I'm happy I am her Mother and that's she is all mine.
I love you Gracie!

Wednesday, November 3, 2010

Day 3

I am thankful for Spencer-
Seriously, I couldn't ask for a better husband! Even when I go crazy for no reason and get upset with him he keeps a level head and tries to talk it out with me. I need that. He works so hard to provide for Grace and I. He is so sweet and kind and pretty dang funny! He's quiet and sensitive. He is a wonderful father to Grace. He is also one of the smartest people I know. I knew the very first time I saw him that we would get married, and I am so glad we did. I can't imagine my life without this man! I met him when I was 15, engaged by 16 and married by 18...crazy, I know. I don't regret one of those choices either. I would do it all over again if I had to. We may have our spats but not one minute goes by that I don't love him more and more. I know this is sounding sappy and gushy but oh well! I love this man and I don't care who knows it. I'm glad we didn't listen to all those people who told us we were making a huge mistake by getting married. We have proved you all wrong so far and will continue to do so for eternity.
Spencer, I love you so much. You are my best friend. You are the only one I want to see at the end of a long day. The only one I want to grow old with. The only one I would even consider spending eternity with (that's a long time you know!) I can't wait to grow our little family. Continue to watch you play with our children and tell me you love me every day.
I love you Spencer!

Tuesday, November 2, 2010

Something fun to start off with...




So last year my wonderful sister-in-law Camie did 30 Days of Thanks on her blog. It was so fun to read everyday the things she was thankful for. I told myself "Self, if you ever start a blog you should do that!" Well, we now have a blog and I'm going to do it! Even though I am not American and my thanksgiving is really in October, I still live in the States, my hubby is American and my daughter is half American...so darn it, we are going to help ring in the American thanksgiving with this 30 days of thanks! I hope you all enjoy learning a little bit about us and what we are thankful for in our lives. You can all take part too! It's simple; just post every day what you are thankful for. I think by the end of this we will find it easier to find the beauty and the many blessings we get everyday!

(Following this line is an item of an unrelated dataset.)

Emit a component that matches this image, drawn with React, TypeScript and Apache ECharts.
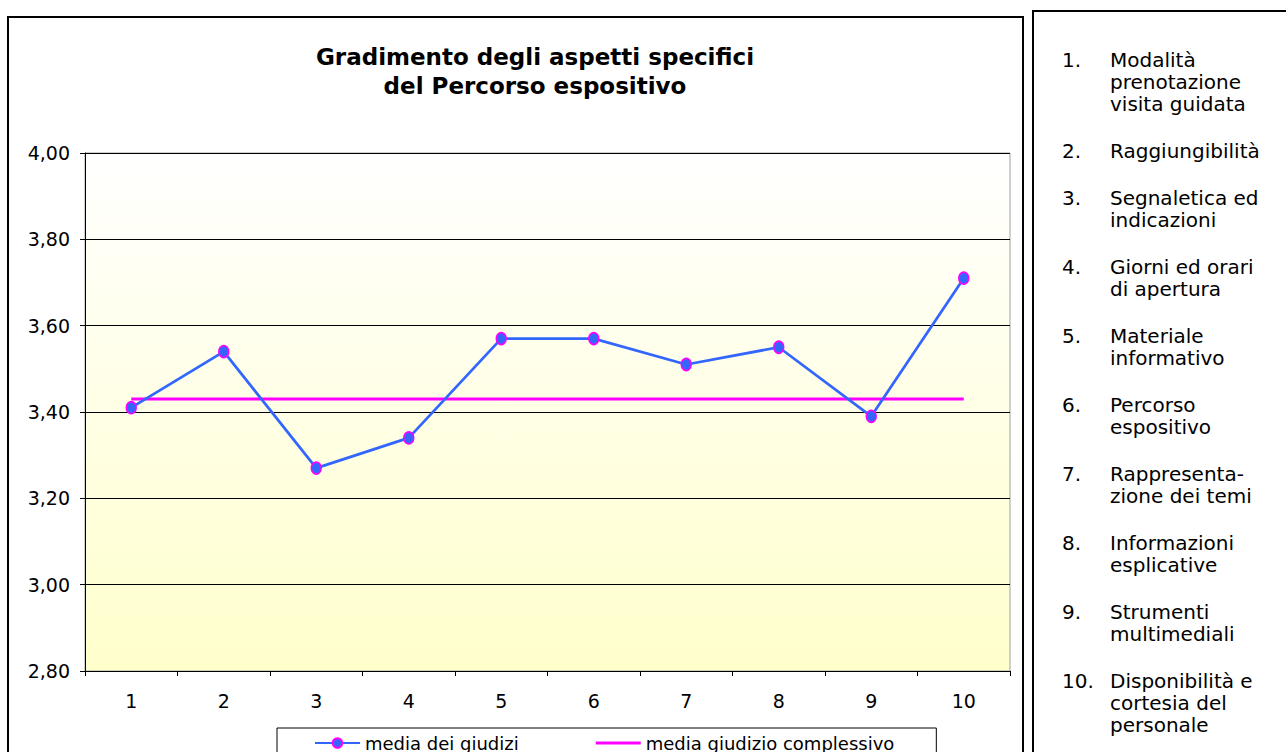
import React, { useEffect, useRef } from "react";
import * as echarts from "echarts";

const chartTitle = "Gradimento degli aspetti specifici\ndel Percorso espositivo";
const categories = ["1", "2", "3", "4", "5", "6", "7", "8", "9", "10"];
const seriesNames = ["media dei giudizi", "media giudizio complessivo"];
const mediaGiudizi = [3.41, 3.54, 3.27, 3.34, 3.57, 3.57, 3.51, 3.55, 3.39, 3.71];
const mediaComplessiva = [3.43, 3.43, 3.43, 3.43, 3.43, 3.43, 3.43, 3.43, 3.43, 3.43];
const yMin = 2.8;
const yMax = 4.0;
const yStep = 0.2;
const aspectNumbers = ["1.", "2.", "3.", "4.", "5.", "6.", "7.", "8.", "9.", "10."];
const aspectLabels = [
  ["Modalità", "prenotazione", "visita guidata"],
  ["Raggiungibilità"],
  ["Segnaletica ed", "indicazioni"],
  ["Giorni ed orari", "di apertura"],
  ["Materiale", "informativo"],
  ["Percorso", "espositivo"],
  ["Rappresenta-", "zione dei temi"],
  ["Informazioni", "esplicative"],
  ["Strumenti", "multimediali"],
  ["Disponibilità e", "cortesia del", "personale"],
];

const FONT = "DejaVu Sans";

export default function App() {
  const ref = useRef<HTMLDivElement>(null);

  useEffect(() => {
    if (!ref.current) return;
    const chart = echarts.init(ref.current, null, { renderer: "svg" });

    const panelTexts: any[] = [];
    const lineH = 22;
    const gap = 25;
    let y = 60;
    aspectLabels.forEach((lines, i) => {
      panelTexts.push({
        type: "text",
        x: 1062,
        y,
        style: { text: aspectNumbers[i], fontSize: 20, fontFamily: FONT, fill: "#000", align: "left", verticalAlign: "middle" },
      });
      lines.forEach((ln, j) => {
        panelTexts.push({
          type: "text",
          x: 1110,
          y: y + j * lineH,
          style: { text: ln, fontSize: 20, fontFamily: FONT, fill: "#000", align: "left", verticalAlign: "middle" },
        });
      });
      y += lines.length * lineH + gap;
    });

    chart.setOption({
      animation: false,
      backgroundColor: "#ffffff",
      textStyle: { fontFamily: FONT },
      graphic: [
        {
          type: "rect",
          z: -1,
          shape: { x: 8, y: 17, width: 1015, height: 800 },
          style: { fill: "none", stroke: "#000", lineWidth: 2 },
        },
        {
          type: "rect",
          z: -1,
          shape: { x: 1033, y: 11, width: 300, height: 800 },
          style: { fill: "#fff", stroke: "#000", lineWidth: 2 },
        },
        {
          type: "text",
          x: 535,
          y: 71,
          style: {
            text: chartTitle,
            fontSize: 23,
            fontWeight: "bold",
            fontFamily: FONT,
            fill: "#000",
            align: "center",
            verticalAlign: "middle",
            lineHeight: 29,
          },
        },
        ...panelTexts,
      ],
      legend: {
        left: 277,
        top: 728,
        padding: [6, 42, 40, 37],
        itemGap: 77,
        itemWidth: 45,
        itemHeight: 12,
        borderColor: "#000",
        borderWidth: 1,
        backgroundColor: "#fff",
        textStyle: { fontSize: 18, fontFamily: FONT, color: "#000" },
        data: [
          { name: seriesNames[0] },
          { name: seriesNames[1], icon: "path://M0,0H45V3H0Z" },
        ],
      },
      grid: {
        left: 85,
        top: 153,
        right: 276,
        bottom: 81,
        show: true,
        borderColor: "#A0A0A0",
        borderWidth: 1,
        backgroundColor: {
          type: "linear",
          x: 0,
          y: 0,
          x2: 0,
          y2: 1,
          colorStops: [
            { offset: 0, color: "#FFFFFF" },
            { offset: 1, color: "#FFFFCC" },
          ],
        },
      },
      xAxis: {
        type: "category",
        data: categories,
        boundaryGap: true,
        axisLine: { show: true, lineStyle: { color: "#000", width: 1 } },
        axisTick: { show: true, length: 5, lineStyle: { color: "#000" } },
        axisLabel: { margin: 20, fontSize: 19, color: "#000", fontFamily: FONT },
        splitLine: { show: false },
      },
      yAxis: {
        type: "value",
        min: yMin,
        max: yMax,
        interval: yStep,
        axisLine: { show: true, lineStyle: { color: "#000", width: 1 } },
        axisTick: { show: true, length: 5, lineStyle: { color: "#000" } },
        axisLabel: {
          margin: 15,
          fontSize: 19,
          color: "#000",
          fontFamily: FONT,
          formatter: (v: number) => v.toFixed(2).replace(".", ","),
        },
        splitLine: { show: true, lineStyle: { color: "#000", width: 1 } },
      },
      series: [
        {
          name: seriesNames[0],
          type: "line",
          data: mediaGiudizi,
          symbol: "circle",
          symbolSize: [10, 12],
          showSymbol: true,
          color: "#3366FF",
          lineStyle: { color: "#3366FF", width: 2.75 },
          itemStyle: { color: "#3366FF", borderColor: "#FF00FF", borderWidth: 1.5 },
          z: 3,
        },
        {
          name: seriesNames[1],
          type: "line",
          data: mediaComplessiva,
          symbol: "none",
          color: "#FF00FF",
          lineStyle: { color: "#FF00FF", width: 3 },
          z: 2,
        },
      ],
    });

    return () => chart.dispose();
  }, []);

  return (
    <div
      ref={ref}
      style={{ position: "absolute", left: 0, top: 0, width: 1286, height: 752 }}
    />
  );
}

So since I missed yesterday I will do yesterday and today right now.
Day 1
I am thankful for Love-
If you think about it this is where I must start off. How can you be thankful for the blessings in your life without love in your heart? You can't! So that's why for the first day I am thankful for this beautiful thing called love. I have been lucky enough to have my parents show me love every day of my life. I always knew I was loved and I still do because of my little family. Love is a wonderful thing. I am so happy that I have always known the meaning of the word. I hope that my daughter and future kids know every day of their lives that Spencer and I love them. I also hope that my wonderful family knows I have so much love for them.



Day 2

I am thankful for My Little Family-
Where would I be without this cute little baby in my arms and my awesome husband by my side? I often think about that and the thought isn't very fun. Sure life would probably be a lot easier but I wouldn't miss this experience for the world! I love this little family that will grow in the years to come. I am so thankful for them in my lives and I often wonder "what did I do so right to be so blessed?" Well whatever it was I am so happy I have them.

Let's Get Started!

So I have been a little weary about doing a blog. What if I don't have anything to write about? What if I make a fool out of myself? What if this is a huge waste of my time because no one ever even looks at it? Then I thought, well who cares if no one looks at it, this is for me and my family. So what if I don't always have fun things to write about, and last but not least...I always make a fool out of myself anyway, so why start worrying about that now, right? So here we are! Take it as it is and enjoy!